NPAs Fall Sharply To 9.3% In FY19: RBI Financial Stability Report
The non-performing assets, after over four years of the rising pile, have witnessed a decline of 9.3 per cent in the financial year 2019, from 11.2 per cent a year ago, the Reserve Bank of India unveiled in its bi-annual Financial Stability Report, on June 28, 2019. "With the bulk of the legacy NPAs already recognised in the banks' books, the NPA cycle seems to have turned around," the FSR said. The RBI expects NPAs to improve to nine percent by March 2020.
Despite the recent setbacks, the nation's financial system ‘remains stable’, the central bank added. "The financial system remains stable despite some dislocation of late," the report read.

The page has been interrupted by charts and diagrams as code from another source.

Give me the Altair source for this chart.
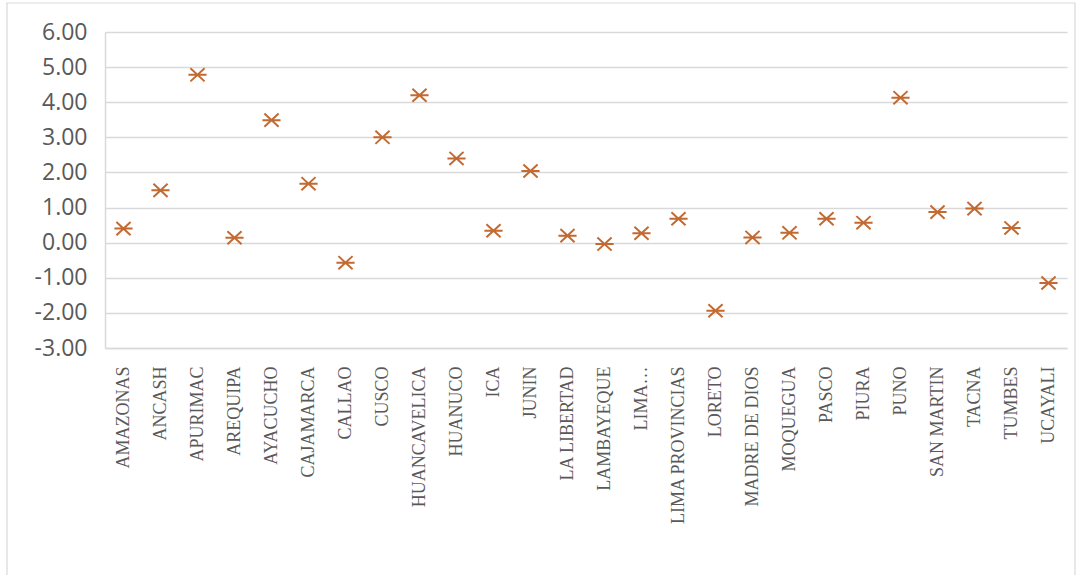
import altair as alt
import pandas as pd

regions = ["AMAZONAS", "ANCASH", "APURIMAC", "AREQUIPA", "AYACUCHO", "CAJAMARCA",
           "CALLAO", "CUSCO", "HUANCAVELICA", "HUANUCO", "ICA", "JUNIN",
           "LA LIBERTAD", "LAMBAYEQUE", "LIMA…", "LIMA PROVINCIAS", "LORETO",
           "MADRE DE DIOS", "MOQUEGUA", "PASCO", "PIURA", "PUNO", "SAN MARTIN",
           "TACNA", "TUMBES", "UCAYALI"]
values = [0.40, 1.49, 4.78, 0.14, 3.49, 1.68,
          -0.57, 3.00, 4.20, 2.40, 0.34, 2.04,
          0.20, -0.04, 0.27, 0.68, -1.94,
          0.15, 0.28, 0.68, 0.57, 4.13, 0.87,
          0.97, 0.42, -1.15]
y_ticks = [-3, -2, -1, 0, 1, 2, 3, 4, 5, 6]

df = pd.DataFrame({"region": regions, "value": values})

W, H = 962, 316
PL, PT = 105, 32

star = "M-1,0L1,0M-0.78,-0.72L0.78,0.72M-0.78,0.72L0.78,-0.72"

frame = alt.Chart(pd.DataFrame({"k": [0]})).mark_rect(
    fill=None, stroke="#D9D9D9", strokeWidth=1.2
).encode(
    x=alt.value(7 - PL), x2=alt.value(1075 - PL),
    y=alt.value(3 - PT), y2=alt.value(620 - PT)
)

points = alt.Chart(df).mark_point(
    shape=star, size=330, filled=False, stroke="#C26A32", strokeWidth=2, opacity=1
).encode(
    x=alt.X("region:N", sort=regions, title=None,
            scale=alt.Scale(paddingInner=0, paddingOuter=0.5),
            axis=alt.Axis(labelAngle=270, labelAlign="right", labelBaseline="middle",
                          labelFont="Liberation Serif", labelFontSize=18,
                          labelColor="#595959", labelPadding=18, ticks=False,
                          domain=True, domainColor="#D9D9D9", domainWidth=1.5,
                          grid=False, labelOverlap=False)),
    y=alt.Y("value:Q", title=None,
            scale=alt.Scale(domain=[-3, 6], nice=False, zero=False),
            axis=alt.Axis(values=y_ticks,
                          labelExpr="(datum.value < 0 ? '-' : '') + format(abs(datum.value), '.2f')",
                          labelFont="Open Sans",
                          labelFontSize=23, labelColor="#595959", labelPadding=18,
                          ticks=False, domain=True, domainColor="#D9D9D9",
                          domainWidth=1.5, grid=True, gridColor="#D9D9D9",
                          gridWidth=1.5))
)

chart = alt.layer(frame, points).properties(
    width=W, height=H,
    autosize=alt.AutoSizeParams(type="none"),
    padding={"left": PL, "top": PT, "right": 1078 - PL - W, "bottom": 575 - PT - H},
    background="white"
).configure_view(stroke=None)

chart.save("out.html", embed_options={"renderer": "svg", "actions": False})
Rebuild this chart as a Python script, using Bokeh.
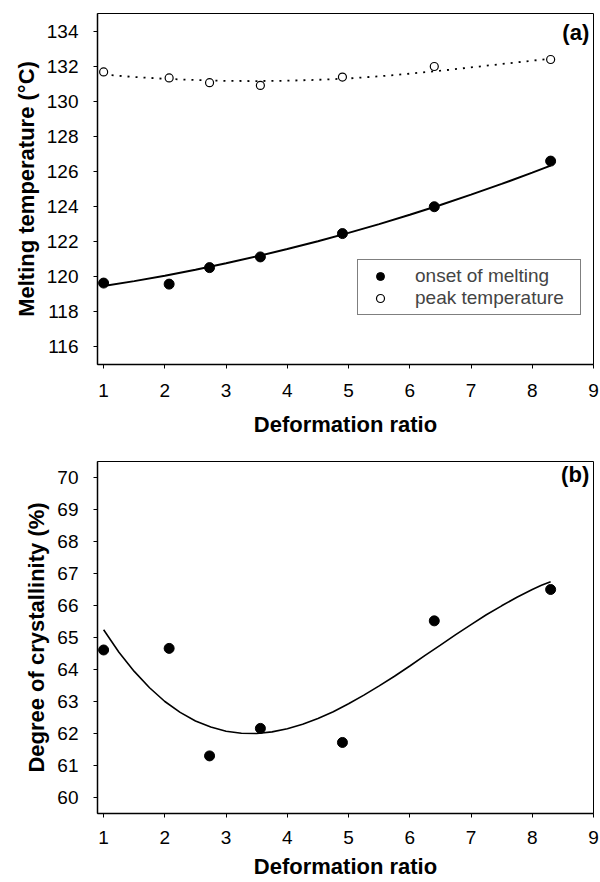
from bokeh.plotting import figure
from bokeh.layouts import column
from bokeh.models import FixedTicker, Range1d, Legend, LegendItem, Label
from bokeh.embed import file_html
from bokeh.resources import INLINE

# ---- data ----
deformation = [1.0, 2.07, 2.73, 3.56, 4.9, 6.4, 8.3]
onset = [119.64, 119.58, 120.52, 121.13, 122.46, 123.99, 126.59]
peak = [131.67, 131.33, 131.06, 130.90, 131.38, 131.98, 132.38]
crystallinity = [64.61, 64.66, 61.30, 62.16, 61.72, 65.52, 66.50]

# fitted curves
fit_x = [1.0, 1.5, 2.0, 2.5, 3.0, 3.5, 4.0, 4.5, 5.0, 5.5, 6.0, 6.5, 7.0, 7.5, 8.0, 8.3]
onset_fit = [119.47, 119.75, 120.06, 120.40, 120.77, 121.16, 121.58, 122.02, 122.50,
             123.00, 123.53, 124.09, 124.68, 125.29, 125.93, 126.33]
peak_fit = [131.52, 131.38, 131.28, 131.21, 131.16, 131.15, 131.17, 131.22, 131.30,
            131.42, 131.57, 131.74, 131.93, 132.12, 132.31, 132.42]
cryst_fit_x = [1.0, 1.25, 1.5, 1.75, 2.0, 2.25, 2.5, 2.75, 3.0, 3.25, 3.5, 3.75, 4.0,
               4.25, 4.5, 4.75, 5.0, 5.25, 5.5, 5.75, 6.0, 6.25, 6.5, 6.75, 7.0, 7.25,
               7.5, 7.75, 8.0, 8.15, 8.3]
cryst_fit = [65.24, 64.54, 63.94, 63.43, 63.00, 62.66, 62.39, 62.20, 62.07, 62.01, 62.00,
             62.05, 62.15, 62.29, 62.47, 62.68, 62.93, 63.20, 63.49, 63.79, 64.11, 64.44,
             64.76, 65.09, 65.40, 65.71, 65.99, 66.26, 66.50, 66.63, 66.74]

x_ticks = [1, 2, 3, 4, 5, 6, 7, 8, 9]
temp_ticks = [116, 118, 120, 122, 124, 126, 128, 130, 132, 134]
cryst_ticks = [60, 61, 62, 63, 64, 65, 66, 67, 68, 69, 70]

FONT = "Liberation Sans"


def make_fig(y_range, yticks, ylabel, frame_h, border_top, border_bottom,
             x_label_standoff, x_tick_standoff):
    p = figure(frame_width=496, frame_height=frame_h,
               min_border_left=97, min_border_right=7,
               min_border_top=border_top, min_border_bottom=border_bottom,
               x_range=Range1d(0.9, 9.0), y_range=Range1d(*y_range),
               output_backend="svg", toolbar_location=None)
    p.xgrid.visible = False
    p.ygrid.visible = False
    p.outline_line_color = "black"
    p.outline_line_width = 1
    p.background_fill_color = "white"
    p.border_fill_color = "white"

    p.xaxis.ticker = FixedTicker(ticks=x_ticks)
    p.yaxis.ticker = FixedTicker(ticks=yticks)
    for ax in (p.xaxis[0], p.yaxis[0]):
        ax.axis_line_color = "black"
        ax.axis_line_width = 1.5
        ax.major_tick_in = 0
        ax.major_tick_out = 4
        ax.major_tick_line_color = "black"
        ax.minor_tick_line_color = None
        ax.major_label_text_font = FONT
        ax.major_label_text_font_size = "19px"
        ax.major_label_text_color = "black"
        ax.axis_label_text_font = FONT
        ax.axis_label_text_font_size = "22px"
        ax.axis_label_text_font_style = "bold"
        ax.axis_label_text_color = "black"
    p.xaxis.axis_label = "Deformation ratio"
    p.yaxis.axis_label = ylabel
    p.xaxis.major_label_standoff = x_tick_standoff
    p.xaxis.axis_label_standoff = x_label_standoff
    p.yaxis.major_label_standoff = 15
    p.yaxis.axis_label_standoff = 5
    return p


# ---- panel (a) ----
p1 = make_fig((115, 135), temp_ticks, "Melting temperature (°C)", 351, 13, 80, 12, 15)
p1.line(fit_x, onset_fit, line_color="black", line_width=2)
p1.line(fit_x, peak_fit, line_color="black", line_width=1.8, line_dash="2 6")
r_on = p1.scatter(deformation, onset, marker="circle", size=10,
                  fill_color="black", line_color="black")
r_pk = p1.scatter(deformation, peak, marker="circle", size=8,
                  fill_color="white", line_color="black", line_width=1.2)
legend = Legend(items=[LegendItem(label="onset of melting", renderers=[r_on]),
                       LegendItem(label="peak temperature", renderers=[r_pk])],
                location=(260, 49), padding=5, spacing=-3, margin=0,
                glyph_width=34, label_standoff=18, label_width=160,
                label_text_font=FONT, label_text_font_size="19px",
                border_line_color="black", border_line_width=1,
                background_fill_color="white", background_fill_alpha=1)
p1.add_layout(legend)
p1.add_layout(Label(x=8.93, y=133.9, text="(a)", text_align="right",
                    text_baseline="middle", text_font=FONT, text_font_size="22px",
                    text_font_style="bold", text_color="black"))

# ---- panel (b) ----
p2 = make_fig((59.5, 70.5), cryst_ticks, "Degree of crystallinity (%)", 352, 17, 69, 7, 13)
p2.line(cryst_fit_x, cryst_fit, line_color="black", line_width=1.6)
p2.scatter(deformation, crystallinity, marker="circle", size=10,
           fill_color="black", line_color="black")
p2.add_layout(Label(x=8.93, y=70.1, text="(b)", text_align="right",
                    text_baseline="middle", text_font=FONT, text_font_size="22px",
                    text_font_style="bold", text_color="black"))

layout = column(p1, p2, spacing=0)
open("out.html", "w").write(file_html(layout, INLINE))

The central bank, however, recommended extra vigil on non-banking finance companies (NBFCs), and warned that a large shadow bank getting hit, can have the same impact on the system as a large bank going down.
"As the banks, especially the state-run ones, are on the mend, the structure of non-banking credit intermediation should focus on developing on more prudent lines," RBI governor Shaktikanta Das said. He also pitched for better coordination between the government and the monetary authority to take care of the troubles on the growth front, and advised state-run banks to get leaner in such a way that they are able to attract private capital and not overly depend on public funds.
In December, the RBI's report had said that property prices in India had softened in past five quarters, despite a rise in housing credit growth and favourable bank rates. According to the report, the rise in housing inventory and lukewarm demand had led to the cooling of property prices.
The report had suggested that the all-India housing price index dropped to 5.3 per cent in the second quarter of the financial year 2019, from 16 per cent in Q1 FY15. On the other hand, housing credit declined to 15.8 per cent from 17 per cent during the same period.